Until they actually get to Lexington, many students are unaware of what their surroundings will be, added Larry Boetsch, director of international education.
"Amy is especially good at helping them see what advantages they will have from a setting like this," Boetsch said. "Lexington may not have the services or entertainment they're used to having in an urban area, but there are plenty of virtues associated with a bucolic environment and with, for example, the opportunities for outdoor recreation."
The orientation schedule is designed with these issues in mind. “Business” sessions introduce the new students to legal issues and practical matters to assist in their transition to the U.S. Outings range from an afternoon at Goshen Pass, a longtime favorite spot for W&L students to a shopping trip to the local Walmart to the Ghost Tour of Lexington. As Richwine notes, the students do not pull up at W&L in vans filled with supplies like their American classmates, making the shopping trip a critical first step. And the Ghost Tour gives them a walking tour of the town, as well as some local history.
"Our goal is to give them time to get their feet on the ground, get over the jet lag, and take care of basic things like opening a checking account, getting supplies and arranging a cell phone plan," said Richwine.
Richwine notes that the cell phone has become one of the first things international students want when they arrive, since it helps keep them connected with friends and families back home.
An annual highlight is the Across Cultures session in which six upperclass students lead discussions about U.S. culture, southern culture, Lexington culture and W&L's distinctive culture.
"The most interesting portions have to do with Washington and Lee's academic culture," said Boetch. "None of these students has any idea what this university is going to be like. They come from completely different systems of higher education. The idea of a relationship with a faculty member is not anything that many of them have ever considered. They'll ask, 'You mean you talk to a faculty member outside class? What would you talk about?' It's all new to them."

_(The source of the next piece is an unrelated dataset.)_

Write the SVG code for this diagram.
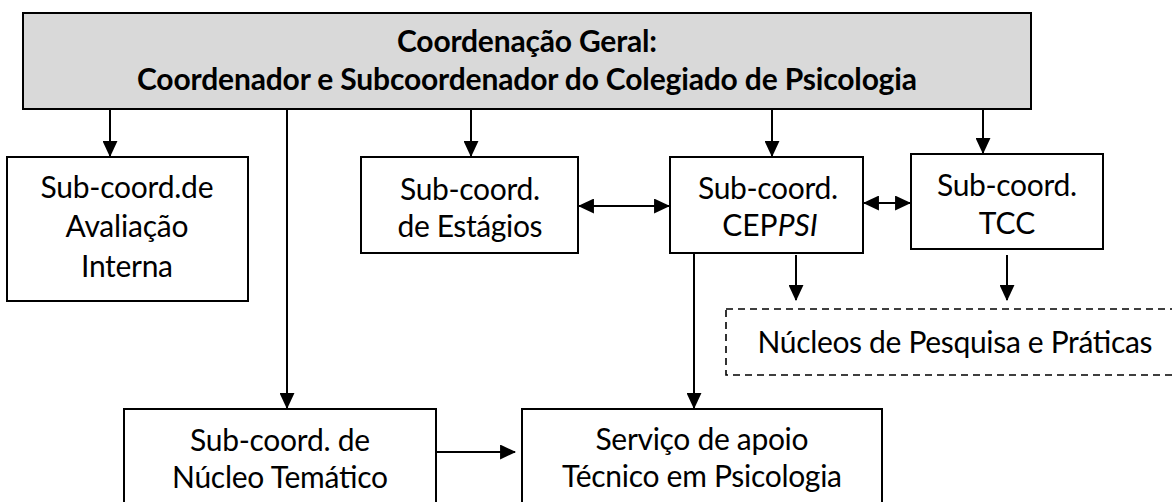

This year, once the international students have undergone their own orientation session, they will join members of their class who are participating in W&L's Leading Edge pre-orientation program. The Leading Edge provides incoming first-year students with the opportunity to begin their college careers with friends, a sense of community, sharpened teamwork and leadership skills, and a memorable, meaningful and challenging experience. The program has three different tracks — an Appalachian Adventure with backpacking trips on the Appalachian Trail, the Volunteer Venture with service projects in six cities in the region and the new Leadership Venture with sessions on campus and in Washington designed to offer perspectives on leadership.
Richwine observes: "By participating in these pre-orientation trips, the students can broaden their perspectives and their friendships. International students obviously connect with one another in a special way that carries through for all four years. In the pre-orientation trips, they will be working closely with other classmates in these informal settings early in their careers, and we think that will make a difference to their transition."
The entering international undergraduate students come from Argentina, Bulgaria, China, France, Germany, Czech Republic, Canada, Costa Rica, Russia, Nigeria, Brazil, Vietnam, South Korea, West Bank, Mongolia, Barbados.
There are also 10 international students at the W&L School of Law hail from six different countries: Canada, China, Denmark, Ireland, Nepal, South Korea.